For their part, Colorado Medicaid officials are urging caution.
"It's not clear what is going to change fast, and what will take more time," said Judy Zerzan, the program's chief medical officer.
Reaction from Colorado's delegation has been mixed.
In a statement, Sen. Michael Bennet, D-Colo., called for fixing the health law, rather than scrapping it. Should it be replaced, he stressed the next version "must not roll back the progress we have made" on making reproductive health services accessible.
Rep. Doug Lamborn, R-Colorado Springs, however, characterized the law as having caused "disruptions and chaos."
"While I appreciate that there is uncertainty out there for some, I would encourage them to give the new president and the unified Republican government a chance to show that there is a better way forward for health care improvement and reform in this country," he said in a statement.
U.S. Sen. Cory Gardner, who describes himself as "pro-life," recently reintroduced legislation seeking to make birth control available over the counter without a prescription. His plan has come under fire from Planned Parenthood, however, amid concerns that too few options would be available.
Planned Parenthood cuts
More clear has been GOP leaders' insistence on removing federal funding for Planned Parenthood centers across the nation. House Speaker Paul Ryan, R-Wis., announced plans this month to slash that funding. Trump has advocated for such a move, despite having said "millions of women are helped by Planned Parenthood."
Doing so would cut about $400 million in Medicaid money from Planned Parenthood's operations. According to the nonpartisan Congressional Budget Office, that would cause 400,000 people to lose access to that care.
In Colorado, Planned Parenthood said it saw 70,335 patients last year - a figure that may not represent its full caseload.
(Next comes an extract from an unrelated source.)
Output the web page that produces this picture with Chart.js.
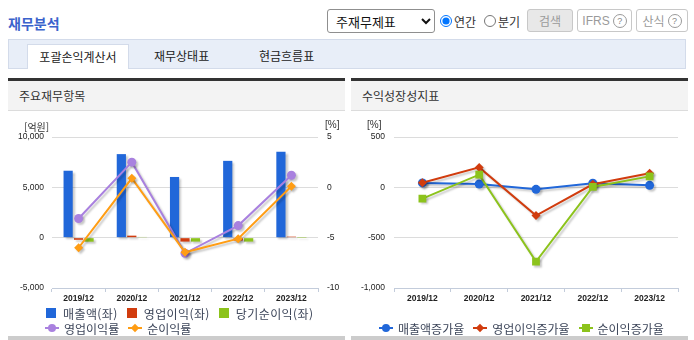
<!DOCTYPE html>
<html lang="ko">
<head>
<meta charset="utf-8">
<script src="https://cdn.jsdelivr.net/npm/chart.js@4"></script>
<style>
  body { margin: 0; width: 694px; height: 340px; overflow: hidden; background: #fff; position: relative;
         font-family: "Noto Sans CJK KR", sans-serif; color: #333; }
  .abs { position: absolute; }
  #title { left: 8px; top: 12px; font-size: 14px; font-weight: bold; color: #3b63cc; line-height: 22px; }
  #kind { left: 327px; top: 9px; width: 108px; height: 24px; font-size: 13px; font-family: "Noto Sans CJK KR";
          border: 1px solid #8f8f8f; border-radius: 3px; background: #fff; color: #111; padding: 0 4px; }
  .radio { top: 11px; height: 20px; display: flex; align-items: center; font-size: 12px; color: #333; }
  .radio input { margin: 0 2px 0 0; width: 12px; height: 12px; }
  .btn { top: 9px; height: 21px; border: 1px solid #c8c8c8; border-radius: 3px; background: #fff; color: #9a9a9a;
         font-size: 12px; display: flex; align-items: center; justify-content: center; gap: 3px; }
  .btn.gray { background: #e8e8e8; }
  .q { width: 12px; height: 12px; border: 1px solid #9a9a9a; border-radius: 50%; font: 9px "Liberation Sans";
       display: flex; align-items: center; justify-content: center; color: #888; }
  #tabbar { left: 8px; top: 39px; width: 676px; height: 28px; background: #e8eef8; border: 1px solid #d3dbea; }
  .tab { top: 44px; height: 24px; font-size: 12px; line-height: 24px; color: #222; }
  #active { left: 27px; width: 100px; background: #fff; border: 1px solid #d3dbea; border-bottom: none; text-align: center; }
  .panel { top: 78px; width: 337px; height: 262px; }
  .panel .bar { height: 3px; background: #333; }
  .panel .head { height: 29px; background: #f3f3f3; border-bottom: 1px solid #dcdcdc; font-size: 12px;
                 line-height: 29px; padding-left: 11px; color: #333; }
  .panel .foot { position: absolute; left: 0; right: 0; top: 258px; height: 4px; background: #cccccc; }
  canvas { position: absolute; }
  .unit { font-size: 10px; color: #333; top: 119px; }
  .lg { position: absolute; display: flex; align-items: center; height: 16px; font-size: 12px; color: #3c4559; white-space: nowrap; }
  .it { display: inline-flex; align-items: center; margin-right: 9px; }
  .box { width: 10px; height: 10px; margin-right: 7px; }
  .mk { position: relative; width: 14px; height: 10px; margin-right: 5px; }
  .mk .ln { position: absolute; left: 0; right: 0; top: 4px; height: 2px; }
  .mk .pt { position: absolute; }
</style>
</head>
<body>
<div id="title" class="abs">재무분석</div>
<select id="kind" class="abs"><option>주재무제표</option></select>
<label class="radio abs" style="left:440px"><input type="radio" name="p" checked>연간</label>
<label class="radio abs" style="left:484px"><input type="radio" name="p">분기</label>
<div class="btn gray abs" style="left:527px;width:44px">검색</div>
<div class="btn abs" style="left:577px;width:53px"><span style="font-family:'Liberation Sans'">IFRS</span><span class="q">?</span></div>
<div class="btn abs" style="left:636px;width:50px">산식 <span class="q">?</span></div>

<div id="tabbar" class="abs"></div>
<div id="active" class="tab abs">포괄손익계산서</div>
<div class="tab abs" style="left:154px">재무상태표</div>
<div class="tab abs" style="left:259px">현금흐름표</div>

<div class="panel abs" style="left:8px"><div class="bar"></div><div class="head">주요재무항목</div><div class="foot"></div></div>
<div class="panel abs" style="left:351px"><div class="bar"></div><div class="head">수익성장성지표</div><div class="foot"></div></div>

<canvas id="leftChart" width="337" height="224" style="left:8px;top:112px"></canvas>
<canvas id="rightChart" width="337" height="224" style="left:351px;top:112px"></canvas>
<div class="unit abs" style="left:24px">[억원]</div>
<div class="unit abs" style="left:325px;font-family:'Liberation Sans'">[%]</div>
<div class="unit abs" style="left:367px;font-family:'Liberation Sans'">[%]</div>

<div id="legendL1" class="lg" style="left:46px;top:305px;letter-spacing:0.4px"></div>
<div id="legendL2" class="lg" style="left:45px;top:320px"></div>
<div id="legendR" class="lg" style="left:379px;top:320px"></div>

<script>
// data
const categories = ["2019/12", "2020/12", "2021/12", "2022/12", "2023/12"];
const revenue = [6650, 8300, 6030, 7630, 8530];          // 매출액 (억원)
const operatingProfit = [-210, 200, -390, -290, 100];   // 영업이익 (억원)
const netIncome = [-400, 70, -390, -390, 10];           // 당기순이익 (억원)
const operatingMargin = [-3.1, 2.5, -6.55, -3.8, 1.2];  // 영업이익률 (%)
const netMargin = [-6.0, 0.9, -6.45, -5.1, 0.1];        // 순이익률 (%)
const revenueGrowth = [44, 33, -20, 40, 20];            // 매출액증가율 (%)
const operatingGrowth = [46, 198, -280, 30, 140];       // 영업이익증가율 (%)
const netGrowth = [-112, 126, -738, 4, 109];            // 순이익증가율 (%)

const BLUE = "#2167d9", RED = "#d13c0e", GREEN = "#8cc31c", PURPLE = "#a981df", ORANGE = "#ff9d14";
const tickFont = { family: "'Liberation Sans', Arial, sans-serif", size: 8.5 };
const xFont = { family: "'Liberation Sans', Arial, sans-serif", size: 8.5, weight: "bold" };

const shadow = {
  id: "shadow",
  beforeDatasetDraw(chart) {
    const ctx = chart.ctx;
    ctx.save();
    ctx.shadowColor = "rgba(0,0,0,0.22)";
    ctx.shadowBlur = 2;
    ctx.shadowOffsetX = 2;
    ctx.shadowOffsetY = 2;
  },
  afterDatasetDraw(chart) { chart.ctx.restore(); }
};

const fmt = v => v.toLocaleString("en-US");

function xAxis() {
  return {
    offset: true,
    grid: { offset: true, drawOnChartArea: false, color: "#c3ccdb", tickLength: 4 },
    border: { color: "#c3ccdb" },
    ticks: { font: xFont, color: "#222", padding: 2, maxRotation: 0 },
    afterFit: s => { s.height = 20; }
  };
}

function lineSet(label, data, color, style, radius, axis, order) {
  return { type: "line", label, data, yAxisID: axis, borderColor: color, backgroundColor: color,
           borderWidth: 2, pointStyle: style, pointRadius: radius, pointBorderWidth: 0, order };
}

function barSet(label, data, color) {
  return { type: "bar", label, data, yAxisID: "y", backgroundColor: color,
           categoryPercentage: 0.59, barPercentage: 0.88, order: 5 };
}

const leftChart = new Chart(document.getElementById("leftChart"), {
  data: {
    labels: categories,
    datasets: [
      lineSet("순이익률", netMargin, ORANGE, "rectRot", 4.5, "y1", 0),
      lineSet("영업이익률", operatingMargin, PURPLE, "circle", 4.5, "y1", 1),
      barSet("매출액(좌)", revenue, BLUE),
      barSet("영업이익(좌)", operatingProfit, RED),
      barSet("당기순이익(좌)", netIncome, GREEN)
    ]
  },
  options: {
    responsive: false,
    animation: false,
    layout: { padding: { top: 25, right: 0, bottom: 28, left: 0 } },
    plugins: { legend: { display: false }, tooltip: { enabled: false } },
    scales: {
      x: xAxis(),
      y: {
        min: -5000, max: 10000,
        ticks: { stepSize: 5000, font: tickFont, color: "#222", padding: 8, callback: fmt },
        grid: { color: "#dcdcdc", drawTicks: false },
        border: { display: false },
        afterFit: s => { s.width = 44; }
      },
      y1: {
        position: "right", min: -10, max: 5,
        ticks: { stepSize: 5, font: tickFont, color: "#222", padding: 9 },
        grid: { drawOnChartArea: false, drawTicks: false },
        border: { display: false },
        afterFit: s => { s.width = 27; }
      }
    }
  },
  plugins: [shadow]
});

const rightChart = new Chart(document.getElementById("rightChart"), {
  data: {
    labels: categories,
    datasets: [
      lineSet("순이익증가율", netGrowth, GREEN, "rect", 5.5, "y", 0),
      lineSet("영업이익증가율", operatingGrowth, RED, "rectRot", 4.5, "y", 1),
      lineSet("매출액증가율", revenueGrowth, BLUE, "circle", 4.5, "y", 2)
    ]
  },
  options: {
    responsive: false,
    animation: false,
    layout: { padding: { top: 25, right: 10, bottom: 28, left: 0 } },
    plugins: { legend: { display: false }, tooltip: { enabled: false } },
    scales: {
      x: xAxis(),
      y: {
        min: -1000, max: 500,
        ticks: { stepSize: 500, font: tickFont, color: "#222", padding: 9, callback: fmt },
        grid: { color: "#dcdcdc", drawTicks: false },
        border: { display: false },
        afterFit: s => { s.width = 43; }
      }
    }
  },
  plugins: [shadow]
});

// html legends built from the chart datasets
function marker(ds) {
  const m = document.createElement("span");
  const c = ds.borderColor;
  if (ds.type === "bar") {
    m.className = "box";
    m.style.background = ds.backgroundColor;
    return m;
  }
  m.className = "mk";
  const ln = document.createElement("span");
  ln.className = "ln";
  ln.style.background = c;
  const pt = document.createElement("span");
  pt.className = "pt";
  pt.style.background = c;
  if (ds.pointStyle === "circle") {
    Object.assign(pt.style, { width: "8px", height: "8px", left: "3px", top: "1px", borderRadius: "50%" });
  } else if (ds.pointStyle === "rectRot") {
    Object.assign(pt.style, { width: "6px", height: "6px", left: "4px", top: "2px", transform: "rotate(45deg)" });
  } else {
    Object.assign(pt.style, { width: "8px", height: "8px", left: "3px", top: "1px" });
  }
  m.appendChild(ln);
  m.appendChild(pt);
  return m;
}

function addLegend(id, chart, labels) {
  const box = document.getElementById(id);
  labels.forEach(label => {
    const ds = chart.data.datasets.find(d => d.label === label);
    const it = document.createElement("span");
    it.className = "it";
    it.appendChild(marker(ds));
    it.appendChild(document.createTextNode(label));
    box.appendChild(it);
  });
}

addLegend("legendL1", leftChart, ["매출액(좌)", "영업이익(좌)", "당기순이익(좌)"]);
addLegend("legendL2", leftChart, ["영업이익률", "순이익률"]);
addLegend("legendR", rightChart, ["매출액증가율", "영업이익증가율", "순이익증가율"]);
</script>
</body>
</html>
The Colorado Springs clinic was either closed or at reduced capacity for part of 2016 while repairs were made to the building after a gunman stormed the clinic in November 2015, killing three people and wounding nine.
Those patients accessed birth control more than 106,000 times, and nearly as many tests were administered for sexually transmitted diseases.
Thousands of breast exams and Pap tests also were administered.
Removing Planned Parenthood's federal funding isn't about restricting access to birth control, but about the organization's stance on abortion, said Kelly Maher, executive director of Compass Colorado, a nonprofit that promotes limited government and free-market principles.
A decades-old law bars federal funding from going toward abortions, except in cases of rape or incest, or if the pregnant woman's life is at stake. But Maher said federal funding allows the organization to free up other money for abortions.
She also stressed that concern about what could be covered is premature, because Trump has just taken office.
"I'd really urge caution for people who are going over the top in terms of, kind of, scare tactics," she said Friday. "It's not productive for us moving forward. It's just more divisive rhetoric."
Summer Westerbur, a Colorado Springs Feminists board member and a health insurance broker, acknowledged the health law has its flaws.
Deductibles are too high, and narrowed networks have made it more difficult for patients to see the doctors they want, she said.
Still, she added that the law was a boon for women's health care, and several women in her group have benefited from the care Planned Parenthood provides, and from protections afforded through the health law.
She framed Republicans' vows to defund Planned Parenthood as a cruel irony.
"They strongly oppose abortion," she said, "but they want to defund the organization that's responsible for preventing some of the unplanned pregnancies."
The Associated Press contributed to this report.